Madison, Wisconsin: In a victory for transparency in Wisconsin, the Wisconsin Department of Justice (DOJ) has agreed to reverse former Attorney General Brad Schimel’s restrictive policy automatically denying any open records request that generates more than 500 potentially responsive documents, and has turned over several thousand records to the Center for Media and Democracy (CMD) concerning Schimel’s legal war against the Affordable Care Act (ACA).
CMD filed suit against the DOJ on September 24, 2018 after it refused to disclose any public records relating to Wisconsin’s leadership role in a high-profile multi-state lawsuit aimed at striking down the ACA and eliminating health coverage for pre-existing conditions. Schimel’s DOJ claimed it would be “excessively burdensome” to review and redact the records.

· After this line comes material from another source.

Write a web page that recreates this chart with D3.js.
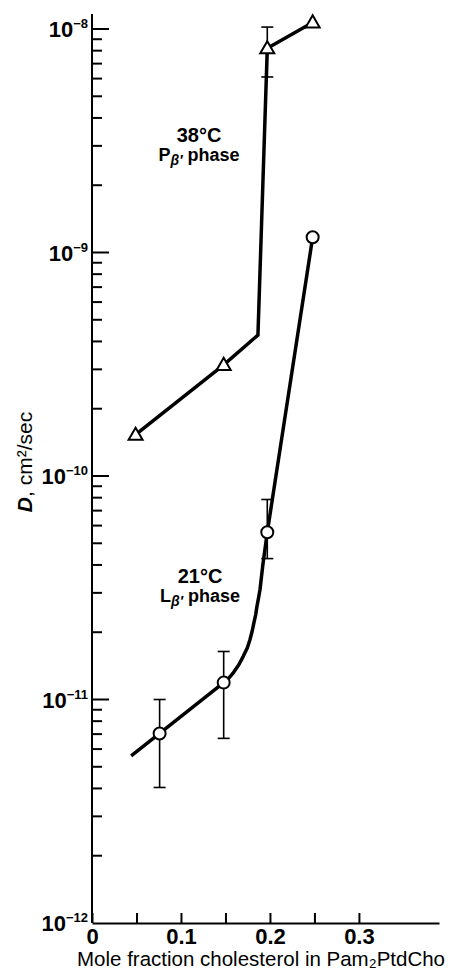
<!DOCTYPE html>
<html>
<head>
<meta charset="utf-8">
<script src="https://cdn.jsdelivr.net/npm/d3@7"></script>
<style>
  body { margin: 0; background: #fff; }
  text { font-family: "Liberation Sans", Arial, sans-serif; fill: #000; }
</style>
</head>
<body>
<div id="canvas"></div>
<script>
// 38 C, P beta' phase (triangles)
const tri38X = [0.049, 0.148, 0.197, 0.248];
const tri38D = [1.53e-10, 3.14e-10, 8.2e-9, 1.07e-8];
const tri38ErrLo = [null, null, 6.1e-9, null];
const tri38ErrHi = [null, null, 1.02e-8, null];
const line38X = [0.049, 0.148, 0.1865, 0.197, 0.248];
const line38D = [1.53e-10, 3.14e-10, 4.27e-10, 8.2e-9, 1.07e-8];

// 21 C, L beta' phase (circles)
const circ21X = [0.076, 0.148, 0.197, 0.248];
const circ21D = [7.05e-12, 1.19e-11, 5.6e-11, 1.17e-9];
const circ21ErrLo = [4.04e-12, 6.7e-12, 4.27e-11, null];
const circ21ErrHi = [1.0e-11, 1.64e-11, 7.85e-11, null];
const line21X = [0.044, 0.076, 0.148, 0.154, 0.159, 0.165, 0.170, 0.1745, 0.1775, 0.180, 0.182, 0.1840, 0.1854, 0.1872, 0.1888, 0.192, 0.197, 0.248];
const line21D = [5.6e-12, 7.05e-12, 1.19e-11, 1.25e-11, 1.32e-11, 1.43e-11, 1.56e-11, 1.70e-11, 1.85e-11, 2.02e-11, 2.21e-11, 2.40e-11, 2.61e-11, 2.85e-11, 3.1e-11, 4.0e-11, 5.6e-11, 1.17e-9];

// ticks
const xTicks = [0, 0.05, 0.1, 0.15, 0.2, 0.25, 0.3];
const xLabels = ["0", "", "0.1", "", "0.2", "", "0.3"];
const yExponents = [-8, -9, -10, -11, -12];

const width = 451;
const height = 970;

const svg = d3.select("#canvas").append("svg")
  .attr("width", width)
  .attr("height", height);

const x = d3.scaleLinear().domain([0, 0.39]).range([92, 439]);
const y = d3.scaleLog().domain([1e-12, 1e-8]).range([923, 29]);
const yTop = 14;

// y axis: majors and minors, ticks pointing inward
const majors = yExponents.map(e => Math.pow(10, e));
const minors = [];
yExponents.slice(1).forEach(e => {
  for (let m = 2; m <= 9; m++) minors.push(m * Math.pow(10, e));
});

const yAxis = svg.append("g").attr("transform", `translate(${x(0)},0)`);
yAxis.append("line")
  .attr("x1", 0).attr("x2", 0)
  .attr("y1", yTop).attr("y2", y(1e-12))
  .attr("stroke", "#000").attr("stroke-width", 2);
yAxis.selectAll(".major").data(majors.filter(d => d > 1e-12)).enter().append("line")
  .attr("x1", 0).attr("x2", 17)
  .attr("y1", d => y(d)).attr("y2", d => y(d))
  .attr("stroke", "#000").attr("stroke-width", 2);
yAxis.selectAll(".minor").data(minors).enter().append("line")
  .attr("x1", 0).attr("x2", 10)
  .attr("y1", d => y(d)).attr("y2", d => y(d))
  .attr("stroke", "#000").attr("stroke-width", 2);

const yLab = yAxis.selectAll(".ylab").data(yExponents).enter().append("text")
  .attr("x", -4)
  .attr("y", e => y(Math.pow(10, e)) + 8)
  .attr("text-anchor", "end")
  .style("font-weight", "bold");
yLab.append("tspan").style("font-size", "22px").text("10");
yLab.append("tspan").style("font-size", "13px").attr("dy", -9).text(e => "\u2212" + (-e));

// x axis: ticks pointing up, labels below
const xAxis = svg.append("g")
  .attr("transform", `translate(0,${y(1e-12)})`)
  .call(d3.axisBottom(x)
    .tickValues(xTicks)
    .tickSizeInner(-10)
    .tickSizeOuter(0)
    .tickPadding(20)
    .tickFormat((d, i) => xLabels[i]));
xAxis.select(".domain").attr("stroke-width", 2);
xAxis.selectAll(".tick line").attr("stroke-width", 2);
xAxis.selectAll(".tick text")
  .attr("y", 0)
  .attr("dy", 21)
  .style("font-size", "22px")
  .style("font-weight", "bold")
  .style("font-family", "Liberation Sans, Arial, sans-serif");

// axis titles
svg.append("text")
  .attr("x", 77).attr("y", 966)
  .style("font-size", "20.5px")
  .text("Mole fraction cholesterol in Pam\u2082PtdCho");

const yt = svg.append("text")
  .attr("transform", "translate(32,462) rotate(-90)")
  .attr("text-anchor", "middle")
  .style("font-size", "21px");
yt.append("tspan").style("font-style", "italic").style("font-weight", "bold").text("D");
yt.append("tspan").text(", cm\u00B2/sec");

// curves
const line = d3.line().x(d => x(d[0])).y(d => y(d[1]));
svg.append("path")
  .datum(d3.zip(line38X, line38D))
  .attr("d", line)
  .attr("fill", "none").attr("stroke", "#000").attr("stroke-width", 3.5)
  .attr("stroke-linejoin", "miter");
svg.append("path")
  .datum(d3.zip(line21X, line21D))
  .attr("d", line)
  .attr("fill", "none").attr("stroke", "#000").attr("stroke-width", 3.5)
  .attr("stroke-linejoin", "round");

// error bars
function errorBars(xs, lo, hi) {
  const rows = xs.map((v, i) => ({ x: v, lo: lo[i], hi: hi[i] })).filter(d => d.lo != null);
  const g = svg.append("g").attr("stroke", "#000").attr("stroke-width", 1.6);
  g.selectAll(".v").data(rows).enter().append("line")
    .attr("x1", d => x(d.x)).attr("x2", d => x(d.x))
    .attr("y1", d => y(d.lo)).attr("y2", d => y(d.hi));
  ["lo", "hi"].forEach(k => {
    g.selectAll(".c" + k).data(rows).enter().append("line")
      .attr("x1", d => x(d.x) - 6).attr("x2", d => x(d.x) + 6)
      .attr("y1", d => y(d[k])).attr("y2", d => y(d[k]));
  });
}
errorBars(tri38X, tri38ErrLo, tri38ErrHi);
errorBars(circ21X, circ21ErrLo, circ21ErrHi);

// markers
svg.selectAll(".tri").data(d3.zip(tri38X, tri38D)).enter().append("path")
  .attr("d", d3.symbol().type(d3.symbolTriangle).size(85))
  .attr("transform", d => `translate(${x(d[0])},${y(d[1]) + 1})`)
  .attr("fill", "#fff").attr("stroke", "#000").attr("stroke-width", 2);
svg.selectAll(".circ").data(d3.zip(circ21X, circ21D)).enter().append("circle")
  .attr("cx", d => x(d[0])).attr("cy", d => y(d[1]))
  .attr("r", 6)
  .attr("fill", "#fff").attr("stroke", "#000").attr("stroke-width", 2);

// phase annotations
function phaseLabel(cx, by, temp, letter) {
  svg.append("text")
    .attr("x", cx).attr("y", by)
    .attr("text-anchor", "middle")
    .style("font-size", "20px")
    .style("font-weight", "bold")
    .text(temp);
  const t = svg.append("text")
    .attr("x", cx).attr("y", by + 19)
    .attr("text-anchor", "middle")
    .style("font-size", "18px")
    .style("font-weight", "bold");
  t.append("tspan").text(letter);
  t.append("tspan").attr("dy", 4).style("font-size", "14px").style("font-style", "italic").text("\u03B2\u2032");
  t.append("tspan").attr("dy", -4).text(" phase");
}
phaseLabel(199, 142, "38\u00B0C", "P");
phaseLabel(200, 583, "21\u00B0C", "L");
</script>
</body>
</html>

In the course of the litigation, CMD discovered that Schimel had adopted a policy of arbitrarily rejecting freedom of information requests based on a 500-document threshold that is not recognized anywhere in state law. The Wisconsin Open Records Law declares that it is “the public policy of this state that all persons are entitled to the greatest possible information regarding the affairs of government and the official acts of those officers and employees who represent them.”
The settlement with CMD states that Schimel’s policy “is no longer in place and that references to this policy have been removed from the Department of Justice website.”

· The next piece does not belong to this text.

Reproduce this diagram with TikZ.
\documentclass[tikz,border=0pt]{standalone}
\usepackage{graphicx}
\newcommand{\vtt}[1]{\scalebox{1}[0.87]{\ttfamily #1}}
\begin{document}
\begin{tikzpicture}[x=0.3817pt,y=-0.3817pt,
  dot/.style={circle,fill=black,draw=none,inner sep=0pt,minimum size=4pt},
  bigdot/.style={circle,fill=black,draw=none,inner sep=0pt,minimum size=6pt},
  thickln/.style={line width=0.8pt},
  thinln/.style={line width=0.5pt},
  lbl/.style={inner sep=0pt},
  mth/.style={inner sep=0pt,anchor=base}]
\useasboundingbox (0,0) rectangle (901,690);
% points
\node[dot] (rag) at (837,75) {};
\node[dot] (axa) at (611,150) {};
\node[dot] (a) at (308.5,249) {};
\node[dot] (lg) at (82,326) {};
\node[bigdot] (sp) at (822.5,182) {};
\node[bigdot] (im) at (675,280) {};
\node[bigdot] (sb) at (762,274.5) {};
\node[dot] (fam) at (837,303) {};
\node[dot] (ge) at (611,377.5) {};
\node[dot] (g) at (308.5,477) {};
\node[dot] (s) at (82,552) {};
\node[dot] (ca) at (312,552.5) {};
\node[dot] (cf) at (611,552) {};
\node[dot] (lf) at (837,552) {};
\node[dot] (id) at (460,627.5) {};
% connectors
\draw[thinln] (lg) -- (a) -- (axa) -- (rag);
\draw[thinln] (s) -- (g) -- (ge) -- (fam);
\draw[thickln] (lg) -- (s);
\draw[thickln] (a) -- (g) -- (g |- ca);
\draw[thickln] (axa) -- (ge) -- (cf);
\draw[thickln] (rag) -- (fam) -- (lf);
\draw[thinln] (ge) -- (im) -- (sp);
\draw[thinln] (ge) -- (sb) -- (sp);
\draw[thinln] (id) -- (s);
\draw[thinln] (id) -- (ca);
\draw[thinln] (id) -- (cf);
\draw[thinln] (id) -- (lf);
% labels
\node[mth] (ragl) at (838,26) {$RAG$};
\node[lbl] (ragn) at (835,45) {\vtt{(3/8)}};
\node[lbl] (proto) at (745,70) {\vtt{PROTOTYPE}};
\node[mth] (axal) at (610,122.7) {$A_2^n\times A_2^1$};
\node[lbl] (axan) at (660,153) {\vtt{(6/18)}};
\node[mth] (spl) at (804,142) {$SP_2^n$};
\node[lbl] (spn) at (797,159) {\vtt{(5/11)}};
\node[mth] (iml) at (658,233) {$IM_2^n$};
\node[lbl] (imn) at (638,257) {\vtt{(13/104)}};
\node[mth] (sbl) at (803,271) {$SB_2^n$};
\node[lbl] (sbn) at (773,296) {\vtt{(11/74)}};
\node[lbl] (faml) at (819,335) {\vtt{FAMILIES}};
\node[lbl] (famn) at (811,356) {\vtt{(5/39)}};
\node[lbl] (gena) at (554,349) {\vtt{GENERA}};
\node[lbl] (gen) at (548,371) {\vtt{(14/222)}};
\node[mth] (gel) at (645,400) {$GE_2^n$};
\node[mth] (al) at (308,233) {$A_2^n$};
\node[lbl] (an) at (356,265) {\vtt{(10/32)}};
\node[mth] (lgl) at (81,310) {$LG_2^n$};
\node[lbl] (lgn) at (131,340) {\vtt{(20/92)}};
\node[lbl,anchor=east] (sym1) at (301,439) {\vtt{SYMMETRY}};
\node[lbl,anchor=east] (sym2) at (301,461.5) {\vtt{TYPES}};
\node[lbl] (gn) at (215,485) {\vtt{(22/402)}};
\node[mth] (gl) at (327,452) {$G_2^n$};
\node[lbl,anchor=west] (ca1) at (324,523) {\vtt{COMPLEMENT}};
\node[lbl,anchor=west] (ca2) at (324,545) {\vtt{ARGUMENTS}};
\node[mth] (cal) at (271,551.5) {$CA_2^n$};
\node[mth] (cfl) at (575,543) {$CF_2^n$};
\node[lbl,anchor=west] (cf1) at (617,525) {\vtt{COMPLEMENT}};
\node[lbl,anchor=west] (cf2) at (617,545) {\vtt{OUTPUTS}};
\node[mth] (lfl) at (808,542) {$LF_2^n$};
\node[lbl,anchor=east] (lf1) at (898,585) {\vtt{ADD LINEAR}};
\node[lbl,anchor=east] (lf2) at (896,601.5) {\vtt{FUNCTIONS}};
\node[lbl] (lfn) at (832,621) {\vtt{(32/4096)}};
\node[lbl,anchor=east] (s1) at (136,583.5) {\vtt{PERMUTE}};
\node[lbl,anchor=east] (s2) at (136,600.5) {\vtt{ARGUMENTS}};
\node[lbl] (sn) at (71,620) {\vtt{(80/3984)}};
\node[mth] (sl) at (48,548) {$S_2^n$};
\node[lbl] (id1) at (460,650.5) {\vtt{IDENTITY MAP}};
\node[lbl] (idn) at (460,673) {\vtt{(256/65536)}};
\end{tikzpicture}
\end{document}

“In addition, the DOJ has made it clear that public officials cannot defeat Wisconsin’s open records law by using private email or other digital dodges,” said CMD Executive Director Arn Pearson.
Former governor Scott Walker has been accused of instructing members of his administration to avoid using official email accounts in order to evade state transparency laws.
Under the CMD-DOJ settlement, “Defendant [DOJ] understands that content determines whether a document is a ‘record,’ not medium, format, or location; therefore, materials otherwise meeting the definition of ‘record’ and not subject to any other exception are not exempt from disclosure by virtue of their location on private email accounts, online apps, or file-sharing services.”
“This is a victory for the public and journalists, and recognizes that Schimel’s policy went too far in denying the public’s right to know,” said Christa Westerberg, who represented CMD in the lawsuit. Westerberg is a partner at the Madison law firm of Pines Bach LLP.
CMD is a non-profit investigative watchdog group focused on corporate influence and money in politics. Documents obtained by the litigation concerning Schimel’s anti-ACA litigation will be analyzed and published on the group’s websites, ExposedbyCMD.org and PRWatch.org.